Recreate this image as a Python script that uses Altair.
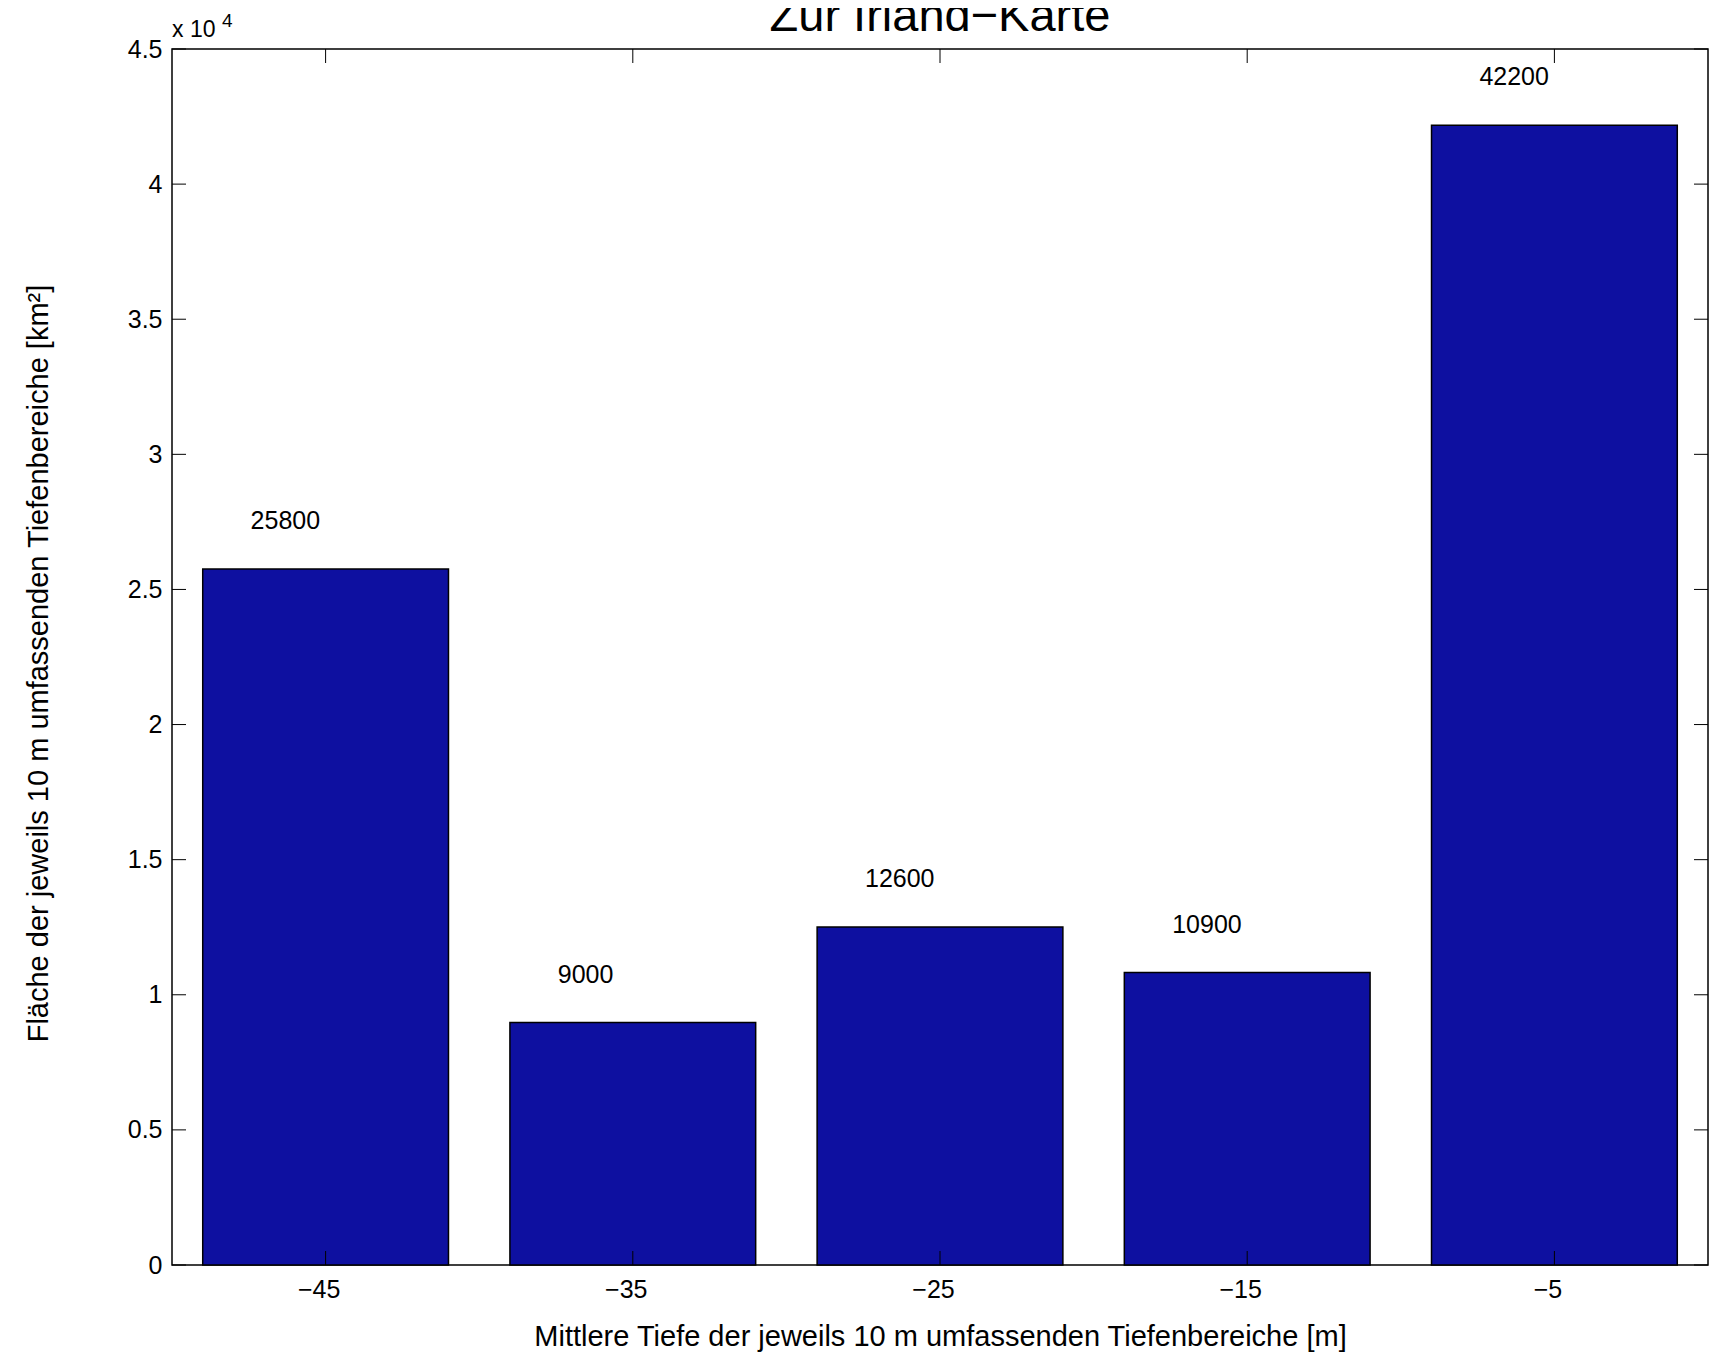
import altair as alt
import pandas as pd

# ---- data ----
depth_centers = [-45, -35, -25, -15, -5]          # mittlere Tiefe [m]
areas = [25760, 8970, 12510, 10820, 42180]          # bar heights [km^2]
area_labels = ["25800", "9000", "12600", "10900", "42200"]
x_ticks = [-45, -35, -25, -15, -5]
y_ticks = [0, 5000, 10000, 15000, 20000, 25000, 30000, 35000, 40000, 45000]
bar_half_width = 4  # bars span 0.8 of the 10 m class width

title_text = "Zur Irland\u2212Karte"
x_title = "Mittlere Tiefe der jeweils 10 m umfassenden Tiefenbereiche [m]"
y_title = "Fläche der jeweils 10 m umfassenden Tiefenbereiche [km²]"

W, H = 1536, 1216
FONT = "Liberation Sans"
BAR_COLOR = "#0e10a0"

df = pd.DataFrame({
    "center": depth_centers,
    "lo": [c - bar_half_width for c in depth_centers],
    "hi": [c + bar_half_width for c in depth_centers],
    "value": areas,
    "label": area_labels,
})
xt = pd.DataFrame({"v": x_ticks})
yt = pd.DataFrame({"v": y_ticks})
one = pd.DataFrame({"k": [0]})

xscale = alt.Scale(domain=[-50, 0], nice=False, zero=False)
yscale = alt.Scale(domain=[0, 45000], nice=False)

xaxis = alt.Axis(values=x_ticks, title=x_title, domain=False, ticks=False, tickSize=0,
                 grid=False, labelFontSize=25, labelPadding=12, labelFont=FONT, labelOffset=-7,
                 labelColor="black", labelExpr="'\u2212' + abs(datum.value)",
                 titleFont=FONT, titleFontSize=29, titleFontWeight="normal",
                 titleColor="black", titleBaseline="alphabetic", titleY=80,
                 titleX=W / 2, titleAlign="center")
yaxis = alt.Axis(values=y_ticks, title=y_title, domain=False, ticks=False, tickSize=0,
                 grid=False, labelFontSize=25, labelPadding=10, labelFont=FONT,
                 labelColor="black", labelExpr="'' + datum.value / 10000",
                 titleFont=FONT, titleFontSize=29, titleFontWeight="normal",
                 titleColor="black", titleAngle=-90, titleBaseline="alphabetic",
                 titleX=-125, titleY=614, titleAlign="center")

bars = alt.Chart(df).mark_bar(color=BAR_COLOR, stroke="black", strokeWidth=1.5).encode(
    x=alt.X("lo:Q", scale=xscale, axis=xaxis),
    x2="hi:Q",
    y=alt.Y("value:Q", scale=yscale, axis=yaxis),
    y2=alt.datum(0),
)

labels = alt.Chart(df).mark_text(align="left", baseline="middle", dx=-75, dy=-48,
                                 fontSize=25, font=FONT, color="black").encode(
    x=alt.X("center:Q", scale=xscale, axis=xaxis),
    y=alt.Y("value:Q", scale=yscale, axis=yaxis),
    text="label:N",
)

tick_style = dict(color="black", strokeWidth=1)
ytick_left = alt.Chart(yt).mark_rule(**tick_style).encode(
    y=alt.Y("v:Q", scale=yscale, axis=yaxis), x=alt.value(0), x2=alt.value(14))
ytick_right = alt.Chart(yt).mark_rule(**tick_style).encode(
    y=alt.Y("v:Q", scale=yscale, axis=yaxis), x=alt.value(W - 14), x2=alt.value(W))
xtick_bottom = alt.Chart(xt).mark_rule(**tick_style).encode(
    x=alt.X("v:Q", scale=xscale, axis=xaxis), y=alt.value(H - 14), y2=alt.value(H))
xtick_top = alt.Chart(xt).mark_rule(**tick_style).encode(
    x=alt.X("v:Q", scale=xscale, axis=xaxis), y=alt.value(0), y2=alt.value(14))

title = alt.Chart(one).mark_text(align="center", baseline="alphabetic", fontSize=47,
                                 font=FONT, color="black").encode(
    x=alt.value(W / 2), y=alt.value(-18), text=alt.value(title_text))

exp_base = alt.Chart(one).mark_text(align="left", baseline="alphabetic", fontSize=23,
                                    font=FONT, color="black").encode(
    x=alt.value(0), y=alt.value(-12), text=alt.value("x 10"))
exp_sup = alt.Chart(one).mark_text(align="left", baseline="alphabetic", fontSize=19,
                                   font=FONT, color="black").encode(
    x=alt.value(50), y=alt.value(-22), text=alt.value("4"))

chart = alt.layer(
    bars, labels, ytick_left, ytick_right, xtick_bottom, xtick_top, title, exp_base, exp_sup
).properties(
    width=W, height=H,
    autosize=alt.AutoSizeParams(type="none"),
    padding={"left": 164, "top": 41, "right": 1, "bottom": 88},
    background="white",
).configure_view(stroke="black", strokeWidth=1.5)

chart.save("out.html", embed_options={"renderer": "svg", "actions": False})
_____
## WHAT TO PRODUCE
Write out the lines from the start of the material to the line with "bar_half_width = 4", inclusive and exactly. Skip the pictures.

## EXERCISE OUTPUT
Recreate this image as a Python script that uses Altair.
import altair as alt
import pandas as pd

# ---- data ----
depth_centers = [-45, -35, -25, -15, -5]          # mittlere Tiefe [m]
areas = [25760, 8970, 12510, 10820, 42180]          # bar heights [km^2]
area_labels = ["25800", "9000", "12600", "10900", "42200"]
x_ticks = [-45, -35, -25, -15, -5]
y_ticks = [0, 5000, 10000, 15000, 20000, 25000, 30000, 35000, 40000, 45000]
bar_half_width = 4  # bars span 0.8 of the 10 m class width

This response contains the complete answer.